The Vila, Vilia, Willi or Veela, are Slavic forest-nymphs, who have power over storms, which they delight in sending down on lonely travelers.
Vilas are known to live in meadows, ponds, oceans, trees, and clouds.
The Vilia is the Celtic version of this woodland spirit. She enjoys captivating passing men with her beauty, but then abandoning them. In a love song titled Vilia, from "The Merry Widow" by Lehar and Ross, a hunter pines for Vilia, "the witch of the wood".

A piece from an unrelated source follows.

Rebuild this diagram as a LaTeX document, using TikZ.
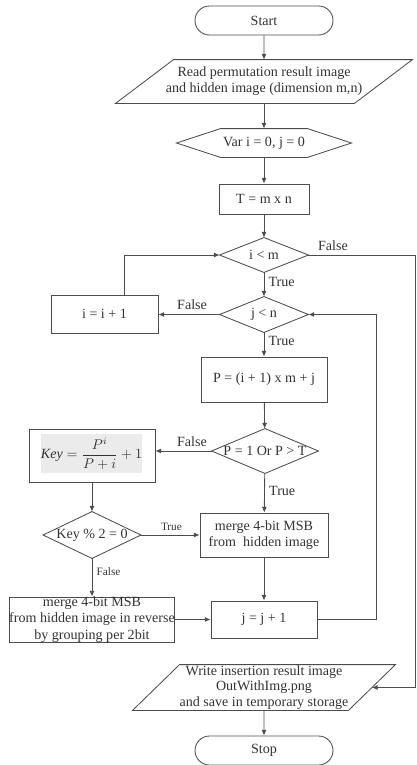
\documentclass[tikz,border=0pt]{standalone}
\usepackage{fontspec}
\setmainfont{Liberation Serif}
\usetikzlibrary{shapes.misc,arrows.meta}
\tikzset{
  base/.style={draw=black!70, text=black!80, line width=0.6pt, inner sep=0pt, align=center,
    font=\fontsize{10}{11.5}\selectfont},
  terminal/.style={base, rounded rectangle, minimum width=3.45cm, minimum height=0.725cm},
  process/.style={base, rectangle},
  decision/.style={base, draw=none, rectangle},
  io/.style={base, draw=none, rectangle},
  prep/.style={base, draw=none, rectangle, minimum width=4.35cm, minimum height=0.7cm},
  outline/.style={draw=black!70, line width=0.6pt},
  flow/.style={draw=black!70, line width=0.6pt, -{Latex[length=4pt,width=3.5pt]}},
  lbl/.style={text=black!80, inner sep=3pt, font=\fontsize{10}{11}\selectfont},
  smalllbl/.style={lbl, font=\fontsize{8}{9}\selectfont},
  keyshade/.style={fill=black!8, text=black!80, minimum width=2.325cm, minimum height=0.975cm, inner sep=0pt}
}
% outline of a decision node
\newcommand{\rhombus}[1]{\draw[outline] (#1.north) -- (#1.east) -- (#1.south) -- (#1.west) -- cycle;}
\begin{document}
\begin{tikzpicture}[x=0.025cm, y=-0.025cm]
\useasboundingbox (0,0) rectangle (416,765);
\coordinate (rail) at (415,0);

% main column
\node[terminal] (start) at (264,20.5) {Start};
\node[io, minimum width=5.95cm, minimum height=1.075cm] (read) at (264,81.5) {Read permutation result image\\and hidden image (dimension m,n)};
\draw[outline] ([xshift=-0.725cm]read.south west) -- ([xshift=0.725cm]read.north west) -- ([xshift=0.725cm]read.north east) -- ([xshift=-0.725cm]read.south east) -- cycle;
\node[prep] (init) at (264,143) {Var i = 0, j = 0};
\draw[outline] (init.west) -- ([xshift=1.1cm]init.north west) -- ([xshift=-1.1cm]init.north east) -- (init.east) -- ([xshift=-1.1cm]init.south east) -- ([xshift=1.1cm]init.south west) -- cycle;
\node[process, minimum width=2.25cm, minimum height=0.75cm] (total) at (264,199) {T = m x n};
\node[decision, minimum width=2.2cm, minimum height=0.85cm] (ilt) at (264,255) {i < m};
\rhombus{ilt}
\node[decision, minimum width=2.2cm, minimum height=0.875cm] (jlt) at (264,314.5) {j < n};
\rhombus{jlt}
\node[process, minimum width=2.675cm, minimum height=0.95cm] (inci) at (104.5,314) {i = i + 1};
\node[process, minimum width=3.15cm, minimum height=1.125cm] (pos) at (264,379.5) {P = (i + 1) x m + j};
\node[decision, minimum width=2.65cm, minimum height=1.1cm] (pcheck) at (265,451) {P = 1 Or P > T};
\rhombus{pcheck}
\node[process, minimum width=3.15cm, minimum height=1.325cm] (key) at (92,455.5) {};
\node[keyshade] (keyexpr) at (91.5,453.5) {$\displaystyle \mathit{Key} = \frac{P^{i}}{P+i} + 1$};
\node[decision, minimum width=2.425cm, minimum height=1.15cm] (keymod) at (92,535) {Key \% 2 = 0};
\rhombus{keymod}
\node[process, minimum width=3.2cm, minimum height=1.1cm] (merge) at (264,535) {merge 4-bit MSB\\from\ \ hidden image};
\node[process, minimum width=4.1cm, minimum height=1.125cm] (mergerev) at (92,619.5) {merge 4-bit MSB\\from hidden image in reverse\\by grouping per 2bit};
\node[process, minimum width=2.65cm, minimum height=0.925cm] (incj) at (264,619.5) {j = j + 1};
\node[io, minimum width=5.375cm, minimum height=1.125cm, font=\fontsize{10}{11}\selectfont] (write) at (264,687.5) {Write insertion result image\\OutWithImg.png\\and save in temporary storage};
\draw[outline] ([xshift=-0.5875cm]write.south west) -- ([xshift=0.5875cm]write.north west) -- ([xshift=0.5875cm]write.north east) -- ([xshift=-0.5875cm]write.south east) -- cycle;
\node[terminal] (stop) at (264,750.5) {Stop};

% connectors
\draw[flow] (start) -- (read);
\draw[flow] (read) -- (init);
\draw[flow] (init) -- (total);
\draw[flow] (total) -- (ilt);
\draw[flow] (ilt) -- node[lbl, right, pos=0.4] (t1) {True} (jlt);
\draw[flow] (jlt) -- node[lbl, right, pos=0.35] (t2) {True} (pos);
\draw[flow] (jlt.west) -- node[lbl, above, pos=0.45] (f2) {False} (jlt.west -| inci.east);
\draw[flow] ([xshift=0.4875cm]inci.north) |- (ilt.west);
\draw[flow] (pos) -- (pcheck);
\draw[flow] (pcheck.west) -- node[lbl, above, pos=0.35] (f3) {False} (pcheck.west -| key.east);
\draw[flow] (pcheck) -- node[lbl, right, pos=0.45] (t3) {True} (merge);
\draw[flow] (key) -- (keymod);
\draw[flow] (keymod.east) -- node[smalllbl, above, pos=0.52] (t4) {True} (keymod.east -| merge.west);
\draw[flow] (keymod) -- node[smalllbl, right, pos=0.35] (f4) {False} (mergerev);
\draw[flow] (merge) -- (incj);
\draw[flow] (mergerev.east) -- (incj.west);
\draw[flow] (incj.east) -- ++(59,0) |- (jlt.east);
\draw[flow] (ilt.east) -- node[lbl, above, pos=0.23] (f1) {False} (ilt.east -| rail) |- (write.east);
\draw[flow] (write) -- (stop);
\end{tikzpicture}
\end{document}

Vilas are represented as mountain-nymphs, young and beautiful, clad in white, with long flying hair. Their voice is said to resemble that of the woodpecker. They can appear as swans, horses, wolves, or, of course, beautiful women.
Vilas shoot, according to popular belief, deadly arrows at men, and sometimes carry off children, whom their mothers in their anger have consigned to them or the devil: yet the general character of the Vilas is to injure none but those who intrude upon their kolos, or roundels. The Vilas sometimes appear gaily dancing their kolos beneath the branches of the Vishnia or Vistula cherry; sometimes a Vila is introduced comforting the sorrows of an enamoured deer; at other times collecting storms in the heavens; now foretelling to a hero his impending death; now ruthlessly casting down each night the walls of a rising fortress, till a young and lovely female is immured within them. She usually rides a seven-year old hart, with a bridle made of snakes.
The Vila may have inspired the Veela, stunningly beautiful and magically captivating women who put men into a trance when singing or dancing and turn into hideous bird-like creatures capable of throwing balls of fire when angered, in J. K. Rowling's Harry Potter and the Goblet of Fire.